What you should do | Go through the data below and copy it exactly, skipping every picture.

Source material |
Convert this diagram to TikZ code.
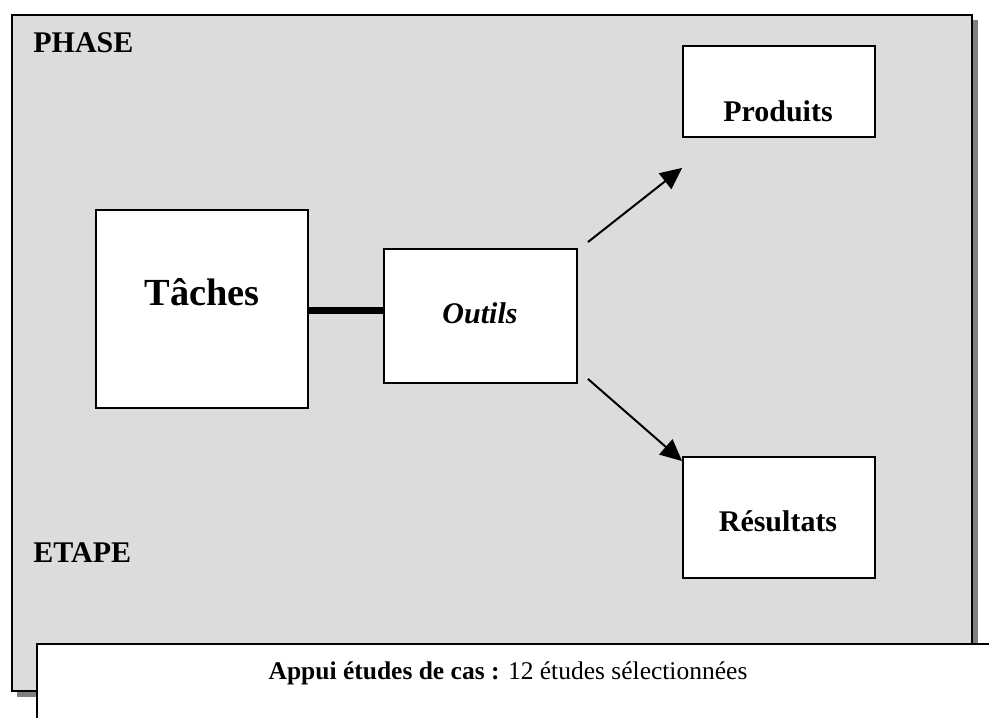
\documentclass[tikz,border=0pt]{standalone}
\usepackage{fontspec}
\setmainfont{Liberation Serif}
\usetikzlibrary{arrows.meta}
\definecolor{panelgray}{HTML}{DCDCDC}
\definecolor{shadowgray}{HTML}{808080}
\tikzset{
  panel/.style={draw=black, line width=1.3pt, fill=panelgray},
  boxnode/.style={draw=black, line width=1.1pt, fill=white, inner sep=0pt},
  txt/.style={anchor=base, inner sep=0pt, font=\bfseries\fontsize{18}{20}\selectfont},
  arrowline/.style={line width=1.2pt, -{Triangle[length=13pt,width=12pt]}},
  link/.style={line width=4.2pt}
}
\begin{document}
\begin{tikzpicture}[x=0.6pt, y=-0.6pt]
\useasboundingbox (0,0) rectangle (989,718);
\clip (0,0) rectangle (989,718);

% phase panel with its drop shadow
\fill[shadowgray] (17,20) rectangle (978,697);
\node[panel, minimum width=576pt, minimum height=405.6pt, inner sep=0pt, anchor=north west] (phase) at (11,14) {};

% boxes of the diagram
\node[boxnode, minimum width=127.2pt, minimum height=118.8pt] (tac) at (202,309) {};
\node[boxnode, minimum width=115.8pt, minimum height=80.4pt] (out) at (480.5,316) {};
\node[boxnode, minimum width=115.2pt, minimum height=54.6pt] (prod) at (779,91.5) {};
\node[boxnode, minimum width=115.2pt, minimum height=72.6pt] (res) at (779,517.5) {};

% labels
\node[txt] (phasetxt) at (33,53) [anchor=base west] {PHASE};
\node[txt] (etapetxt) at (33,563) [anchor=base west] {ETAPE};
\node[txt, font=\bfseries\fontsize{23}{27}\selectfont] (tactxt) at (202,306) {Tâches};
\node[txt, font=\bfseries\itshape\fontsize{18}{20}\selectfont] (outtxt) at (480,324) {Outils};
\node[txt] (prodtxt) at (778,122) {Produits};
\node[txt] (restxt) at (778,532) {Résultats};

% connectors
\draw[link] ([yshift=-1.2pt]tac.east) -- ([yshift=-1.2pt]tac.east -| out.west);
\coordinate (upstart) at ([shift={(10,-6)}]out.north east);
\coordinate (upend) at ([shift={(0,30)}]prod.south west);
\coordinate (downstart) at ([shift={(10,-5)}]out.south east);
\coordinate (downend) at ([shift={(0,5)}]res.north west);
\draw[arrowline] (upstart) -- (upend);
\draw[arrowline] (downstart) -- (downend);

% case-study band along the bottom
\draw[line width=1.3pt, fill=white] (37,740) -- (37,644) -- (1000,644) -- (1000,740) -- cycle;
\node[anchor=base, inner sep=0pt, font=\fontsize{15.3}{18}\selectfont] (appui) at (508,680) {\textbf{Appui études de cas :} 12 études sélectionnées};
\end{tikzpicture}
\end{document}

Exercise output |
Convert this diagram to TikZ code.
\documentclass[tikz,border=0pt]{standalone}
\usepackage{fontspec}
\setmainfont{Liberation Serif}
\usetikzlibrary{arrows.meta}
\definecolor{panelgray}{HTML}{DCDCDC}
\definecolor{shadowgray}{HTML}{808080}
\tikzset{
  panel/.style={draw=black, line width=1.3pt, fill=panelgray},
  boxnode/.style={draw=black, line width=1.1pt, fill=white, inner sep=0pt},
  txt/.style={anchor=base, inner sep=0pt, font=\bfseries\fontsize{18}{20}\selectfont},
  arrowline/.style={line width=1.2pt, -{Triangle[length=13pt,width=12pt]}},
  link/.style={line width=4.2pt}
}
\begin{document}
\begin{tikzpicture}[x=0.6pt, y=-0.6pt]
\useasboundingbox (0,0) rectangle (989,718);
\clip (0,0) rectangle (989,718);

% phase panel with its drop shadow
\fill[shadowgray] (17,20) rectangle (978,697);
\node[panel, minimum width=576pt, minimum height=405.6pt, inner sep=0pt, anchor=north west] (phase) at (11,14) {};

% boxes of the diagram
\node[boxnode, minimum width=127.2pt, minimum height=118.8pt] (tac) at (202,309) {};
\node[boxnode, minimum width=115.8pt, minimum height=80.4pt] (out) at (480.5,316) {};
\node[boxnode, minimum width=115.2pt, minimum height=54.6pt] (prod) at (779,91.5) {};
\node[boxnode, minimum width=115.2pt, minimum height=72.6pt] (res) at (779,517.5) {};

% labels
\node[txt] (phasetxt) at (33,53) [anchor=base west] {PHASE};
\node[txt] (etapetxt) at (33,563) [anchor=base west] {ETAPE};
\node[txt, font=\bfseries\fontsize{23}{27}\selectfont] (tactxt) at (202,306) {Tâches};
\node[txt, font=\bfseries\itshape\fontsize{18}{20}\selectfont] (outtxt) at (480,324) {Outils};
\node[txt] (prodtxt) at (778,122) {Produits};
\node[txt] (restxt) at (778,532) {Résultats};

% connectors
\draw[link] ([yshift=-1.2pt]tac.east) -- ([yshift=-1.2pt]tac.east -| out.west);
\coordinate (upstart) at ([shift={(10,-6)}]out.north east);
\coordinate (upend) at ([shift={(0,30)}]prod.south west);
\coordinate (downstart) at ([shift={(10,-5)}]out.south east);
\coordinate (downend) at ([shift={(0,5)}]res.north west);
\draw[arrowline] (upstart) -- (upend);
\draw[arrowline] (downstart) -- (downend);

% case-study band along the bottom
\draw[line width=1.3pt, fill=white] (37,740) -- (37,644) -- (1000,644) -- (1000,740) -- cycle;
\node[anchor=base, inner sep=0pt, font=\fontsize{15.3}{18}\selectfont] (appui) at (508,680) {\textbf{Appui études de cas :} 12 études sélectionnées};
\end{tikzpicture}
\end{document}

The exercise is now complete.